Your goal - Print, exactly as written, every line from the first line of the records below through the line containing "plt.rcParams['lines.scale_dashes'] = False", and nothing further.

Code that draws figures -
START
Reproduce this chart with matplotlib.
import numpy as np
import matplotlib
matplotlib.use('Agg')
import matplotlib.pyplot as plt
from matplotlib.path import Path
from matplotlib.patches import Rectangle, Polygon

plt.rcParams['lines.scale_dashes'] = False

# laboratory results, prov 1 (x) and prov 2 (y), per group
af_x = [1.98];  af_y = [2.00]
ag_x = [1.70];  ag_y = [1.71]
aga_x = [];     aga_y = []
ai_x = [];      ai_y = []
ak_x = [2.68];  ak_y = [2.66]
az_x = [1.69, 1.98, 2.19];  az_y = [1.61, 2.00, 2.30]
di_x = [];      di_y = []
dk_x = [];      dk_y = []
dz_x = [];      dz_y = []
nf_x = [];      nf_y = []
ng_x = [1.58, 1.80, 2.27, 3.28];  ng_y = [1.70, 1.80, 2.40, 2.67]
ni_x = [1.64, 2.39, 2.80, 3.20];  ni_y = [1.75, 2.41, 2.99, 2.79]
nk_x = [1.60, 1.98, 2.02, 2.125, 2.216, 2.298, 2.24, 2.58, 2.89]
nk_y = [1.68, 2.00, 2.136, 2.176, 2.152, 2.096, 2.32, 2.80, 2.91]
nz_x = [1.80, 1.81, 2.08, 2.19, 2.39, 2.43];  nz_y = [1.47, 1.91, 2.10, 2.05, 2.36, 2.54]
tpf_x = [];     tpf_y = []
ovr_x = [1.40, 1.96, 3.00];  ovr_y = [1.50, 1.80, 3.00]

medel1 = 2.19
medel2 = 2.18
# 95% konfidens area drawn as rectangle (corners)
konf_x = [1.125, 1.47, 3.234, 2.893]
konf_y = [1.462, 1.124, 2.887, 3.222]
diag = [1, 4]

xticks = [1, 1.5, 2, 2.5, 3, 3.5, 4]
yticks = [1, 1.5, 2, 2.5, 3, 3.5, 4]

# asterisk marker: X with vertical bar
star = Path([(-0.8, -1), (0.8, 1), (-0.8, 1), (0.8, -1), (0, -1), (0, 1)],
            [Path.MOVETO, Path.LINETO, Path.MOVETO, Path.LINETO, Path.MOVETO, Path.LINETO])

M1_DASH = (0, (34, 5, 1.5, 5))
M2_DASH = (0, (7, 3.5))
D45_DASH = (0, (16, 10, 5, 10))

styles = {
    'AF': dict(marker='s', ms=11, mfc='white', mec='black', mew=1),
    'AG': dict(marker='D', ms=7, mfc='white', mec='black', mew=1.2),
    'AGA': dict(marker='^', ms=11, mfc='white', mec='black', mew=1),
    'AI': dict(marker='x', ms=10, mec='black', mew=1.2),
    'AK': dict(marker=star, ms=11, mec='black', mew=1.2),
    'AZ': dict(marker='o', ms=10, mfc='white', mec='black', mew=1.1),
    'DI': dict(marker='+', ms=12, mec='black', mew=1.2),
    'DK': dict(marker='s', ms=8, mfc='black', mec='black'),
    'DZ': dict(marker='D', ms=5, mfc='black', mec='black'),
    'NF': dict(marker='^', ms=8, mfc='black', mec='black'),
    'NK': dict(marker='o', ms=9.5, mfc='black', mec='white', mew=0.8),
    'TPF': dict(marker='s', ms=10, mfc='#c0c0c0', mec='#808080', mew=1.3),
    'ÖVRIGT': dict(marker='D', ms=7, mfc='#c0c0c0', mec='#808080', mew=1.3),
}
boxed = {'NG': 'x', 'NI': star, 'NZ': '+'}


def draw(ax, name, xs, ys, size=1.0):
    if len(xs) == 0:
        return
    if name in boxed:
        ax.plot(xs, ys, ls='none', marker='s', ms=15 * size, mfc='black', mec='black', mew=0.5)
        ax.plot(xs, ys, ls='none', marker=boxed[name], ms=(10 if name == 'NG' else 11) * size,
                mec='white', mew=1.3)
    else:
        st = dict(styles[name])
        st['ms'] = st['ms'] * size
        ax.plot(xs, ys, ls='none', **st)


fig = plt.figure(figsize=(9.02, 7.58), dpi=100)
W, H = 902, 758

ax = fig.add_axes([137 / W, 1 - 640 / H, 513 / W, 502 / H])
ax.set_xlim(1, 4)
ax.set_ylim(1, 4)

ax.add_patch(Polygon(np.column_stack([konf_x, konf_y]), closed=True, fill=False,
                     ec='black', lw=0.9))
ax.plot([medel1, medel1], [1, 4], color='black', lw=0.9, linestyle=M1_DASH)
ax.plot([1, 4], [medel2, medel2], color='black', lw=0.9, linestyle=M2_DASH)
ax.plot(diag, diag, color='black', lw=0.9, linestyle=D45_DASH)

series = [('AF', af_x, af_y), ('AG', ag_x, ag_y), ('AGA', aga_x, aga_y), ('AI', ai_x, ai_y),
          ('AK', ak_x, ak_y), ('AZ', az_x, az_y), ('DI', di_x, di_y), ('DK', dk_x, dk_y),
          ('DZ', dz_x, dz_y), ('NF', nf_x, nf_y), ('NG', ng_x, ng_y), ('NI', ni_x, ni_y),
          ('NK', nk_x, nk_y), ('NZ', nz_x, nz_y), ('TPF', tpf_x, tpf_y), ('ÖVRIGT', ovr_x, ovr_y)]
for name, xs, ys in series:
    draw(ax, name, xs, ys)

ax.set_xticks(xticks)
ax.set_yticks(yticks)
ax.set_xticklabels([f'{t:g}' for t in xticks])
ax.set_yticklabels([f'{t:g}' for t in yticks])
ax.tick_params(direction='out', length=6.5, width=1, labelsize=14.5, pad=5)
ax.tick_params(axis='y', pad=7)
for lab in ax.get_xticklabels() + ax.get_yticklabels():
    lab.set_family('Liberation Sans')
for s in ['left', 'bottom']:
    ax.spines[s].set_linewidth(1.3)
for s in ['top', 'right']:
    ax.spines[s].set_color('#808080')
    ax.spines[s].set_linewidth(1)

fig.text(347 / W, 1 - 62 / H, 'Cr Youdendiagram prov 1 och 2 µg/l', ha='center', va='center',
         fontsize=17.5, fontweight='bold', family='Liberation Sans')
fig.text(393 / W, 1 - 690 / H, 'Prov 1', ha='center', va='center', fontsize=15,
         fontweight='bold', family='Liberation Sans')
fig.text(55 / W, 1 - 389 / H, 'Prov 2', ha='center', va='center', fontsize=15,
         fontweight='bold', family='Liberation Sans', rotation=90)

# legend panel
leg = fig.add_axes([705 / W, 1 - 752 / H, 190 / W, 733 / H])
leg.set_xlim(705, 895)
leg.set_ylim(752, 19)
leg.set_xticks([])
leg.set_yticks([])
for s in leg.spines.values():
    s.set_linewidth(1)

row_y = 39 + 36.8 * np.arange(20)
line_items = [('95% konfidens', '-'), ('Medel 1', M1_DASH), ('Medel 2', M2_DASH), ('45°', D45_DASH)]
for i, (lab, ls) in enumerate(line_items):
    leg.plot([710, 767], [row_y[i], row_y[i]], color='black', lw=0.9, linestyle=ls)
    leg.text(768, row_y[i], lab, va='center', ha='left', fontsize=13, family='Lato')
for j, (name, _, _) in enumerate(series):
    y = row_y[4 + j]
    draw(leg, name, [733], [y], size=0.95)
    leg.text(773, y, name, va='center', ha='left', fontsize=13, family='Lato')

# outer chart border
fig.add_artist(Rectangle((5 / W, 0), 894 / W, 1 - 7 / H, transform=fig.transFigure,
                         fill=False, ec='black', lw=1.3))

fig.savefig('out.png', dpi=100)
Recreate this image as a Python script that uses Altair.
END
Reply -
Reproduce this chart with matplotlib.
import numpy as np
import matplotlib
matplotlib.use('Agg')
import matplotlib.pyplot as plt
from matplotlib.path import Path
from matplotlib.patches import Rectangle, Polygon

plt.rcParams['lines.scale_dashes'] = False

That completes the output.